### Challenge
Copy the lines of the data below exactly, starting at the first and stopping after the line that contains "9282, 8237, 4071];"; include no pictures.

### Given material
◇ ◇ ◇ ◇ ◇
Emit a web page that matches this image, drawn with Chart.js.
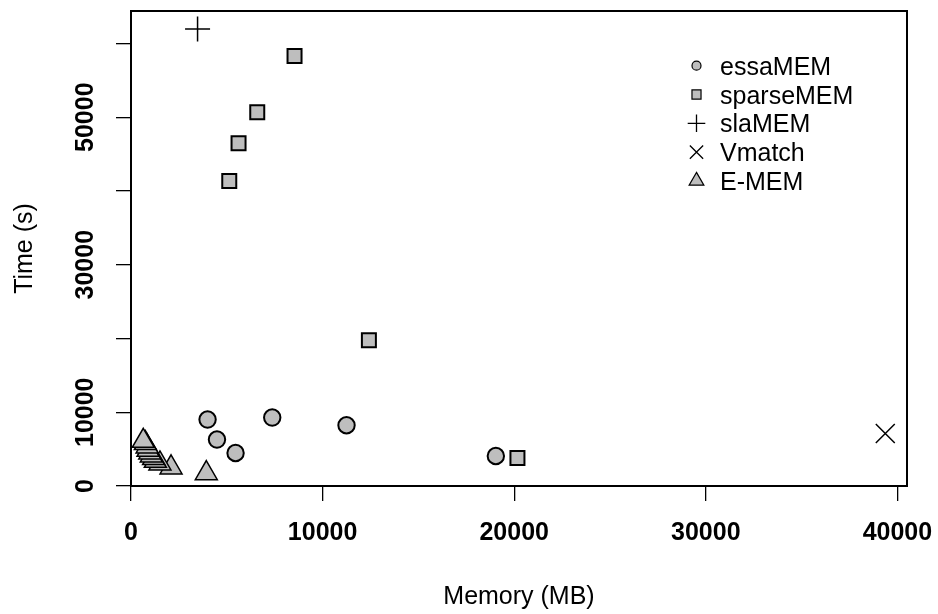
<!DOCTYPE html>
<html>
<head>
<meta charset="utf-8">
<script src="https://cdn.jsdelivr.net/npm/chart.js"></script>
<style>
  body { margin: 0; background: #fff; }
  #wrap { width: 938px; height: 614px; }
</style>
</head>
<body>
<div id="wrap"><canvas id="grafico" width="938" height="614"></canvas></div>
<script>
// values
var seriesNames = ['essaMEM', 'sparseMEM', 'slaMEM', 'Vmatch', 'E-MEM'];

var essaMemory = [3996, 4487, 5457, 7371, 11248, 19041];
var essaTime   = [9010, 6297, 4478, 9282, 8237, 4071];

var sparseMemory = [8535, 6589, 5613, 5128, 12416, 20169];
var sparseTime   = [58310, 50670, 46460, 41340, 19770, 3800];

var slaMemory = [3474];
var slaTime   = [61975];

var vmatchMemory = [39367];
var vmatchTime   = [7111];

var ememMemory = [3930, 2090, 1510, 1270, 1180, 1060, 980, 890, 840, 750, 640];
var ememTime   = [1720, 2500, 3040, 3390, 3760, 4130, 4530, 4890, 5350, 5800, 6100];

var xTicks = [0, 10000, 20000, 30000, 40000];
var yTicks = [0, 10000, 20000, 30000, 40000, 50000, 60000];
var yTickLabels = [0, 10000, 30000, 50000];

var grigio = '#bebebe';
var font = 'Liberation Sans, Arial, Helvetica, sans-serif';

function punti(xs, ys) {
  return xs.map(function(x, i){ return {x: x, y: ys[i]}; });
}

// legend symbol sizes (smaller than plot symbols)
var legendaStili = [
  {pointStyle: 'circle', radius: 4.5, borderWidth: 1.2, fill: true},
  {pointStyle: 'rect', radius: 6.4, borderWidth: 1.2, fill: true},
  {pointStyle: 'cross', radius: 8.8, borderWidth: 1.3, fill: false},
  {pointStyle: 'crossRot', radius: 9.4, borderWidth: 1.3, fill: false},
  {pointStyle: 'triangle', radius: 8.5, borderWidth: 1.2, fill: true}
];

var boxPlugin = {
  id: 'box',
  afterDraw: function(chart){
    var ctx = chart.ctx, a = chart.chartArea;
    ctx.save();
    ctx.strokeStyle = '#000';
    ctx.lineWidth = 2;
    ctx.strokeRect(a.left, a.top, a.right - a.left, a.bottom - a.top);
    ctx.restore();
  }
};

var legendaPlugin = {
  id: 'legenda',
  afterDraw: function(chart){
    var ctx = chart.ctx;
    ctx.save();
    ctx.font = '25px ' + font;
    ctx.textBaseline = 'alphabetic';
    ctx.textAlign = 'left';
    chart.data.datasets.forEach(function(ds, i){
      var y = 65.7 + i * 28.8;
      var s = legendaStili[i];
      ctx.fillStyle = s.fill ? grigio : 'rgba(0,0,0,0)';
      ctx.strokeStyle = '#000';
      ctx.lineWidth = s.borderWidth;
      Chart.helpers.drawPoint(ctx, {pointStyle: s.pointStyle, radius: s.radius, borderWidth: s.borderWidth, rotation: 0}, 696.5, y);
      ctx.fillStyle = '#000';
      ctx.fillText(ds.label, 720, y + 9);
    });
    ctx.restore();
  }
};

var ctx = document.getElementById('grafico');
var chart = new Chart(ctx, {
  type: 'scatter',
  data: {
    datasets: [
      {label: seriesNames[0], data: punti(essaMemory, essaTime), pointStyle: 'circle', pointRadius: 8.2, backgroundColor: grigio, borderColor: '#000', borderWidth: 2},
      {label: seriesNames[1], data: punti(sparseMemory, sparseTime), pointStyle: 'rect', pointRadius: 9.9, backgroundColor: grigio, borderColor: '#000', borderWidth: 2},
      {label: seriesNames[2], data: punti(slaMemory, slaTime), pointStyle: 'cross', pointRadius: 12.5, backgroundColor: '#000', borderColor: '#000', borderWidth: 1.5},
      {label: seriesNames[3], data: punti(vmatchMemory, vmatchTime), pointStyle: 'crossRot', pointRadius: 13.4, backgroundColor: '#000', borderColor: '#000', borderWidth: 1.5},
      {label: seriesNames[4], data: punti(ememMemory, ememTime), pointStyle: 'triangle', pointRadius: 12.7, backgroundColor: grigio, borderColor: '#000', borderWidth: 1.5}
    ]
  },
  options: {
    responsive: false,
    animation: false,
    events: [],
    layout: { autoPadding: false, padding: {top: 11, right: 31, left: 0, bottom: 0} },
    plugins: {
      legend: { display: false },
      tooltip: { enabled: false }
    },
    scales: {
      x: {
        type: 'linear',
        min: 0,
        max: 40500,
        afterFit: function(scale){ scale.height = 128; },
        afterBuildTicks: function(scale){ scale.ticks = xTicks.map(function(v){ return {value: v}; }); },
        border: { display: false },
        grid: { drawOnChartArea: false, drawTicks: true, tickLength: 15, color: '#000', lineWidth: 1.3 },
        ticks: {
          color: '#000',
          // small padding keeps the right overhang under the layout padding,
          // the tall lineHeight pushes the labels down instead
          font: {family: font, size: 25, weight: 'bold', lineHeight: '56px'},
          padding: 4,
          maxRotation: 0,
          autoSkip: false,
          callback: function(v){ return String(v); }
        },
        title: { display: true, text: 'Memory (MB)', color: '#000', font: {family: font, size: 25}, padding: {top: 0, bottom: 2} }
      },
      y: {
        type: 'linear',
        min: 0,
        max: 64400,
        afterFit: function(scale){ scale.width = 131; },
        afterBuildTicks: function(scale){ scale.ticks = yTicks.map(function(v){ return {value: v}; }); },
        ticks: {
          autoSkip: false,
          color: '#000',
          font: {family: font, size: 25, weight: 'bold', lineHeight: 0.01},
          minRotation: 90,
          maxRotation: 90,
          crossAlign: 'center',
          padding: -5,
          callback: function(v){ return yTickLabels.indexOf(v) >= 0 ? String(v) : ''; }
        },
        border: { display: false },
        grid: { drawOnChartArea: false, drawTicks: true, tickLength: 15, color: '#000', lineWidth: 1.3 },
        title: { display: true, text: 'Time (s)', color: '#000', font: {family: font, size: 25}, padding: {top: 10, bottom: 0} }
      }
    }
  },
  plugins: [boxPlugin, legendaPlugin]
});
</script>
</body>
</html>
◇ ◇ ◇ ◇ ◇
### Output of the exercise
Emit a web page that matches this image, drawn with Chart.js.
<!DOCTYPE html>
<html>
<head>
<meta charset="utf-8">
<script src="https://cdn.jsdelivr.net/npm/chart.js"></script>
<style>
  body { margin: 0; background: #fff; }
  #wrap { width: 938px; height: 614px; }
</style>
</head>
<body>
<div id="wrap"><canvas id="grafico" width="938" height="614"></canvas></div>
<script>
// values
var seriesNames = ['essaMEM', 'sparseMEM', 'slaMEM', 'Vmatch', 'E-MEM'];

var essaMemory = [3996, 4487, 5457, 7371, 11248, 19041];
var essaTime   = [9010, 6297, 4478, 9282, 8237, 4071];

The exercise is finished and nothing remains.